A reporter mentioned the monetary settlements – which Richardson had not addressed and the Panthers have not denied – were seemingly more than allegations.
“Pretty sure there’s a lot of things that were done. I’m not his lawyer. Let’s be clear about this. Were there things done? Yeah, there were some things done,” Newton said.
“But needless to say, just speaking with the captains and forming our own opinion, we’re all entitled to our own opinion. And until things are actually facts, that’s when you can start making clear judgment.”
Newton – while conceding it was not an “apples to apples” comparison – said his place at the center of an NCAA investigation into a pay-for-play scheme gave him perspective of what Richardson is experiencing.
“It’s still allegations. I basically almost got an NCAA – almost being suspended – just off an allegation. So that’s how I feel about it,” he said. “But it’s still something that somebody said. In what I went through, my allegations, it was all false.”
A 13-month NCAA investigation found Cecil Newton, who is Cam Newton’s father, and former Mississippi State player Kenny Rogers sought between $120,000 and $180,000 for Cam Newton to sign with the Bulldogs.
Newton twice was declared ineligible during Auburn’s national championship season of 2010, but was reinstated both times after Auburn argued he was unaware of the pay-for-play scheme. The Newtons have said they never took money, and Cecil Newton told ESPN in 2014 that he “fell on the sword” to keep his son eligible.
Cam Newton said he left Sunday’s meeting with Richardson unhappy because he didn’t agree with the decision. On Monday Richardson stepped aside from his day-to-day duties with the team, relinquishing those responsibilities to new chief operating officer Tina Becker.
“I left disgruntled because … this is a person who has enlightened me on so many different things on the field as well as off,” Newton said. “And for him to kind of be ejected from my life, (on) the sports side, I don’t even know how to handle that. And yet there still was some positives from the meeting and gave us a clear idea of certain things.”
Despite the chaos surrounding Richardson, the Panthers (10-4) can clinch a playoff berth for the fourth time in five years on Sunday against Tampa Bay.
The team has successfully weathered earlier off-the-field distractions, beginning in September when captains and other team leaders went to Richardson’s house because some players were upset that Richardson’s strong beliefs did not allow them to join the widespread protests or displays of unity in the league.
“I’ve heard an analogy in one of our meetings: ‘The calmest part of a tornado is right in the middle of it,’” Newton said. “Certain times this year we have had our problems with the media.
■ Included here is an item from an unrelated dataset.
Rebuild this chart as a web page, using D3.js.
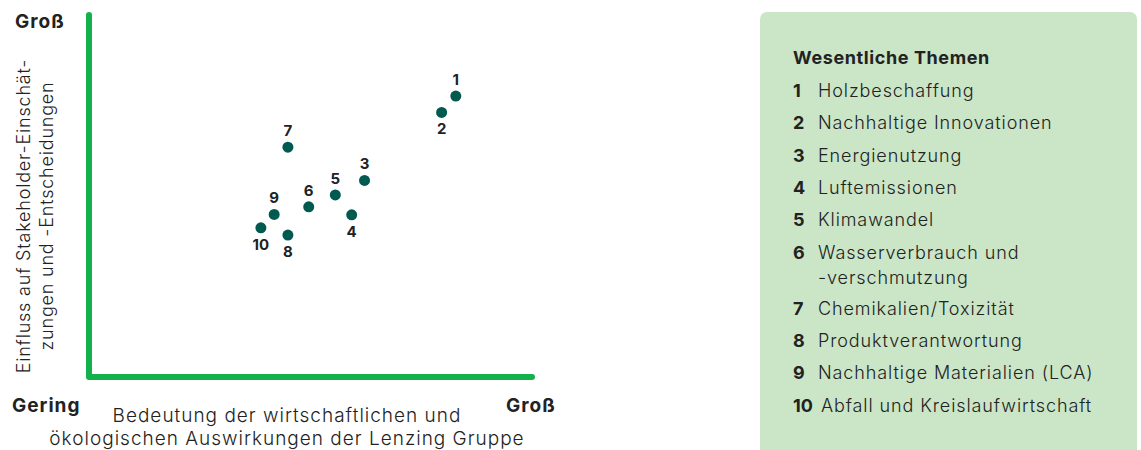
<!DOCTYPE html>
<html>
<head>
<meta charset="utf-8">
<script src="https://cdn.jsdelivr.net/npm/d3@7"></script>
<style>
  body { margin: 0; background: #fff; }
  svg text { font-family: Inter, "Noto Sans", sans-serif; fill: #222; }
</style>
</head>
<body>
<div id="chart"></div>
<script>
// topic ids and names
var ids = [1, 2, 3, 4, 5, 6, 7, 8, 9, 10]
var topics = [
    "Holzbeschaffung",
    "Nachhaltige Innovationen",
    "Energienutzung",
    "Luftemissionen",
    "Klimawandel",
    ["Wasserverbrauch und", "-verschmutzung"],
    "Chemikalien/Toxizität",
    "Produktverantwortung",
    "Nachhaltige Materialien (LCA)",
    "Abfall und Kreislaufwirtschaft"
]
// significance of impacts (x) and influence on stakeholders (y), 0..100
var impact =    [82.8, 79.6, 62.2, 59.3, 55.6, 49.6, 44.9, 44.9, 41.8, 38.8]
var influence = [77.6, 73.1, 54.3, 44.8, 50.3, 47.0, 63.5, 39.2, 44.9, 41.2]
// where the number sits relative to its dot
var labelSide = ["top", "bottom", "top", "bottom", "top", "top", "top", "bottom", "top", "bottom"]

var width = 1141, height = 450

var svg = d3.select("#chart").append("svg")
    .attr("width", width)
    .attr("height", height)

var x_scale = d3.scaleLinear().domain([0, 100]).range([89, 532]),
    y_scale = d3.scaleLinear().domain([0, 100]).range([377, 15])

// axes drawn as thick green lines
var green = "#13b04b"
svg.append("path")
    .attr("d", d3.line()([[x_scale(0), y_scale(100)], [x_scale(0), y_scale(0)], [x_scale(100), y_scale(0)]]))
    .attr("fill", "none")
    .attr("stroke", green)
    .attr("stroke-width", 6)
    .attr("stroke-linecap", "round")
    .attr("stroke-linejoin", "round")

// end labels
function endLabel(x, y, t) {
    svg.append("text").attr("x", x).attr("y", y)
        .style("font-size", "19px").style("font-weight", 700)
        .style("letter-spacing", "1px").text(t)
}
endLabel(15, 28, "Groß")
endLabel(12, 412, "Gering")
endLabel(506, 412, "Groß")

// x axis title
var xt = svg.append("text").attr("text-anchor", "middle")
    .style("font-size", "19px").style("font-weight", 300).style("letter-spacing", "1px")
xt.append("tspan").attr("x", 287).attr("y", 422).text("Bedeutung der wirtschaftlichen und")
xt.append("tspan").attr("x", 287).attr("y", 445).text("ökologischen Auswirkungen der Lenzing Gruppe")

// y axis title
var yt = svg.append("text").attr("text-anchor", "middle")
    .attr("transform", "translate(0,216) rotate(-90)")
    .style("font-size", "18px").style("font-weight", 300).style("letter-spacing", "0.8px")
yt.append("tspan").attr("x", 0).attr("y", 30).text("Einfluss auf Stakeholder-Einschät-")
yt.append("tspan").attr("x", 0).attr("y", 53).text("zungen und -Entscheidungen")

// points
var pts = ids.map(function (d, i) {
    return { id: d, x: impact[i], y: influence[i], side: labelSide[i] }
})

var g = svg.append("g")
g.selectAll(".dot")
    .data(pts)
    .enter().append("circle")
    .attr("class", "dot")
    .attr("cx", function (d) { return x_scale(d.x) })
    .attr("cy", function (d) { return y_scale(d.y) })
    .attr("r", 5.5)
    .attr("fill", "#005a4f")

g.selectAll(".lbl")
    .data(pts)
    .enter().append("text")
    .attr("class", "lbl")
    .attr("text-anchor", "middle")
    .attr("x", function (d) { return x_scale(d.x) })
    .attr("y", function (d) { return y_scale(d.y) + (d.side == "top" ? -11 : 22) })
    .style("font-size", "15px")
    .style("font-weight", 700)
    .text(function (d) { return d.id })

// legend panel
var lg = svg.append("g")
lg.append("rect")
    .attr("x", 760).attr("y", 12)
    .attr("width", 377).attr("height", 460)
    .attr("rx", 7)
    .attr("fill", "#cbe5c7")

lg.append("text").attr("x", 793).attr("y", 64)
    .style("font-size", "18px").style("font-weight", 700).style("letter-spacing", "0.6px")
    .text("Wesentliche Themen")

var rowY = 97
topics.forEach(function (t, i) {
    var lines = Array.isArray(t) ? t : [t]
    lg.append("text").attr("x", 793).attr("y", rowY)
        .style("font-size", "18px").style("font-weight", 700).text(ids[i])
    var tt = lg.append("text").style("font-size", "18px").style("font-weight", 300)
        .style("letter-spacing", "0.9px")
    lines.forEach(function (l, j) {
        tt.append("tspan").attr("x", ids[i] == 10 ? 821 : 818).attr("y", rowY + j * 25).text(l)
    })
    rowY += 32.3 + (lines.length - 1) * 24
})
</script>
</body>
</html>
And with great leadership we’ve had so much to lean on.”
Other players echoed Newton’s comments Wednesday, saying they were surprised by the allegations against Richardson but wanted to let the investigation take its course.
“Whenever you hear something like that it’s surprising. But none of us know the entire story, none of us have been there,” wide receiver Damiere Byrd said.
Byrd said coaches have talked about maintaining focus.
“Regardless, we have a game to play,” he said. “We have a season to move on with. And right now that’s what our city needs – for us to go out and play.
“That’s what our owner would want. And that’s what everybody would want us to do is focus in on playing.”